Supplied data:
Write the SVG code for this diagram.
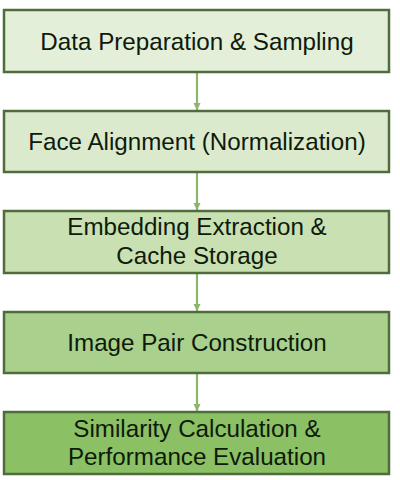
<svg xmlns="http://www.w3.org/2000/svg" width="400" height="480" viewBox="0 0 400 480">
<style>
.box{stroke:#506b3c;stroke-width:2.5}
.lbl{font-family:"Liberation Sans",Arial,sans-serif;font-size:24.2px;fill:#0e1a0a;text-anchor:middle}
.conn{stroke:#8db56b;stroke-width:2.2;fill:none}
</style>
<defs>
<marker id="ah" viewBox="0 0 8 8" refX="7" refY="4" markerWidth="8" markerHeight="8" markerUnits="userSpaceOnUse" orient="auto">
<path d="M0,0.5 L7.5,4 L0,7.5 Z" fill="#8db56b"/>
</marker>
</defs>
<rect width="400" height="480" fill="#ffffff"/>
<g id="connectors">
<line class="conn" x1="197" y1="73" x2="197" y2="110" marker-end="url(#ah)"/>
<line class="conn" x1="197" y1="173" x2="197" y2="210" marker-end="url(#ah)"/>
<line class="conn" x1="197" y1="274" x2="197" y2="311" marker-end="url(#ah)"/>
<line class="conn" x1="197" y1="374" x2="197" y2="411" marker-end="url(#ah)"/>
</g>
<g id="node1">
<rect class="box" x="4" y="10" width="385" height="62" fill="#e3efd9"/>
<text class="lbl" x="197" y="49.5">Data Preparation &amp; Sampling</text>
</g>
<g id="node2">
<rect class="box" x="4" y="111" width="385" height="61" fill="#dbeacd"/>
<text class="lbl" x="197" y="150">Face Alignment (Normalization)</text>
</g>
<g id="node3">
<rect class="box" x="4" y="211" width="385" height="62" fill="#c8e0b2"/>
<text class="lbl" x="197" y="235">Embedding Extraction &amp;</text>
<text class="lbl" x="197" y="264">Cache Storage</text>
</g>
<g id="node4">
<rect class="box" x="4" y="312" width="385" height="61" fill="#a9d08d"/>
<text class="lbl" x="197" y="351">Image Pair Construction</text>
</g>
<g id="node5">
<rect class="box" x="4" y="412" width="385" height="62" fill="#8bc064"/>
<text class="lbl" x="197" y="437">Similarity Calculation &amp;</text>
<text class="lbl" x="197" y="465">Performance Evaluation</text>
</g>
</svg>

Task requirements: Return each line from the material above exactly, but not the pictures.

Full response:
Write the SVG code for this diagram.
<svg xmlns="http://www.w3.org/2000/svg" width="400" height="480" viewBox="0 0 400 480">
<style>
.box{stroke:#506b3c;stroke-width:2.5}
.lbl{font-family:"Liberation Sans",Arial,sans-serif;font-size:24.2px;fill:#0e1a0a;text-anchor:middle}
.conn{stroke:#8db56b;stroke-width:2.2;fill:none}
</style>
<defs>
<marker id="ah" viewBox="0 0 8 8" refX="7" refY="4" markerWidth="8" markerHeight="8" markerUnits="userSpaceOnUse" orient="auto">
<path d="M0,0.5 L7.5,4 L0,7.5 Z" fill="#8db56b"/>
</marker>
</defs>
<rect width="400" height="480" fill="#ffffff"/>
<g id="connectors">
<line class="conn" x1="197" y1="73" x2="197" y2="110" marker-end="url(#ah)"/>
<line class="conn" x1="197" y1="173" x2="197" y2="210" marker-end="url(#ah)"/>
<line class="conn" x1="197" y1="274" x2="197" y2="311" marker-end="url(#ah)"/>
<line class="conn" x1="197" y1="374" x2="197" y2="411" marker-end="url(#ah)"/>
</g>
<g id="node1">
<rect class="box" x="4" y="10" width="385" height="62" fill="#e3efd9"/>
<text class="lbl" x="197" y="49.5">Data Preparation &amp; Sampling</text>
</g>
<g id="node2">
<rect class="box" x="4" y="111" width="385" height="61" fill="#dbeacd"/>
<text class="lbl" x="197" y="150">Face Alignment (Normalization)</text>
</g>
<g id="node3">
<rect class="box" x="4" y="211" width="385" height="62" fill="#c8e0b2"/>
<text class="lbl" x="197" y="235">Embedding Extraction &amp;</text>
<text class="lbl" x="197" y="264">Cache Storage</text>
</g>
<g id="node4">
<rect class="box" x="4" y="312" width="385" height="61" fill="#a9d08d"/>
<text class="lbl" x="197" y="351">Image Pair Construction</text>
</g>
<g id="node5">
<rect class="box" x="4" y="412" width="385" height="62" fill="#8bc064"/>
<text class="lbl" x="197" y="437">Similarity Calculation &amp;</text>
<text class="lbl" x="197" y="465">Performance Evaluation</text>
</g>
</svg>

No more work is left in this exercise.